Buchvorstellung "Dr. Psych's Ratgeber Depressionen. Damit ihr wisst, wie ich mich fühle"
Dieser Ratgeber hat mich beim Lesen von der ersten Seite an berührt und mitgenommen. Mitgenommen auf einen Weg, dessen Ziel darin besteht, die Krankheit Depression erfahrbar, fühlbar zu machen.
Die beiden Autorinnen profitieren von ihrer eigenen großen fachlichen und menschlichen Erfahrung und verbinden diese mit tiefen Einblicken in das Erleben einer Depression, die ihnen in zahlreichen sehr persönlichen Interviews durch Betroffene ermöglicht wurden. Genau darin besteht auch die große Besonderheit und Stärke des Buches, das weniger auf den Kopf - also das Verstehen - als vielmehr auf das Herz - also das Mit-Fühlen - ausgerichtet ist.
Natürlich bekommt der Leser die notwendigen fachlichen Informationen (Ursachen, Symptome, Therapie, Selbsthilfe etc.), aber das geschieht erst in der zweiten Hälfte des Buches und zu einem Zeitpunkt, wo man längst ein Gefühl und eigene innere Bilder entwickelt hat zu dem, was sich Depression nennt und zahlreichen Menschen irgendwann in ihrem Leben begegnet.
Der Schreibstil der Autorinnen ist ausgesprochen angenehm, weil sie statt „Fach-Chinesisch“ lebensnahe Formulierungen verwenden und oft mit sehr passenden sprachlichen Bildern arbeiten. Bereits in ihrer Einleitung wählen sie für die von der Krankheit betroffenen Menschen und ihr Umfeld die Begriffe „Kämpfer“ und „Coach“. Das zeigt, mit wie viel Achtung und Respekt diejenigen betrachtet werden, die die Depression auf ihrem Lebensweg bewältigen müssen. Es macht aber auch deutlich, welche Rolle das Umfeld - Familie, Freunde, Kollegen aber auch professionelle Helfer - spielt. Ein Coach unterstützt und begleitet den Kämpfer, kann und wird ihm aber die einzelnen Schritte nicht abnehmen. Er ist eine zuverlässige Stütze und bleibt an der Seite des Kämpfers, wenn es Stillstand, Rückschläge, Zweifel usw. gibt.
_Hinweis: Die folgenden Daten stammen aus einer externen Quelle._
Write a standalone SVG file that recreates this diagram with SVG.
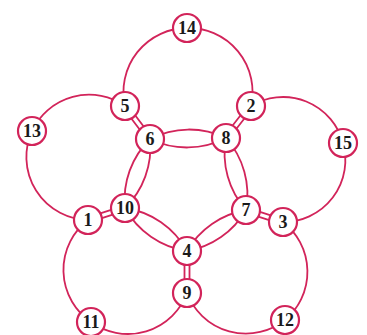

Diese Sicherheit wiederum braucht der Kämpfer, damit er sich immer wieder neu den Herausforderungen stellt.
Für mich persönlich ist es sehr wichtig, dass in dem Buch wirklich alle Aspekte, die mit Depressionen einhergehen, aufgegriffen werden. So auch das emotional schwierige Thema des Suizids bzw. Suizidversuchs. Meine Hoffnung ist, dass es auch durch solche Bücher gelingt, aus einem vermeintlichen Tabu-Thema etwas zu machen, dem wir uns alle stellen müssen. Das sind Fragen wie „Was bringt einen Menschen an den Punkt, wo der Suizid scheinbar der einzige Ausweg ist?“ und „Wie kann es gelingen, die Suizidprophylaxe auszubauen, um immer mehr Menschen andere Wege aufzuzeigen und sie dabei zu begleiten?“.
Mein Fazit nach dem Lesen:
Es ist ein wirklich außergewöhnlicher Ratgeber entstanden, der mit viel Liebe zum Detail, Einfühlungsvermögen, Kompetenz und Engagement verfasst wurde. Hier bekommen erstmals die Betroffenen eine Plattform, können ihre Sicht und ihre Erfahrungen schildern. Ich bin davon überzeugt, dass jeder Leser davon profitieren kann. Entweder findet er sich in den Schilderungen der Interviews wieder oder er bekommt ein besseres Gefühl dafür, was sein Gegenüber denkt, fühlt und erlebt und kann somit adäquat darauf reagieren, zugleich aber als Angehöriger / Helfer auch gut für sich sorgen.
Bücher wie dieses erleichtern einen offenen Dialog zwischen allen Beteiligten! Das ist wertvoll und lohnt sich für uns alle!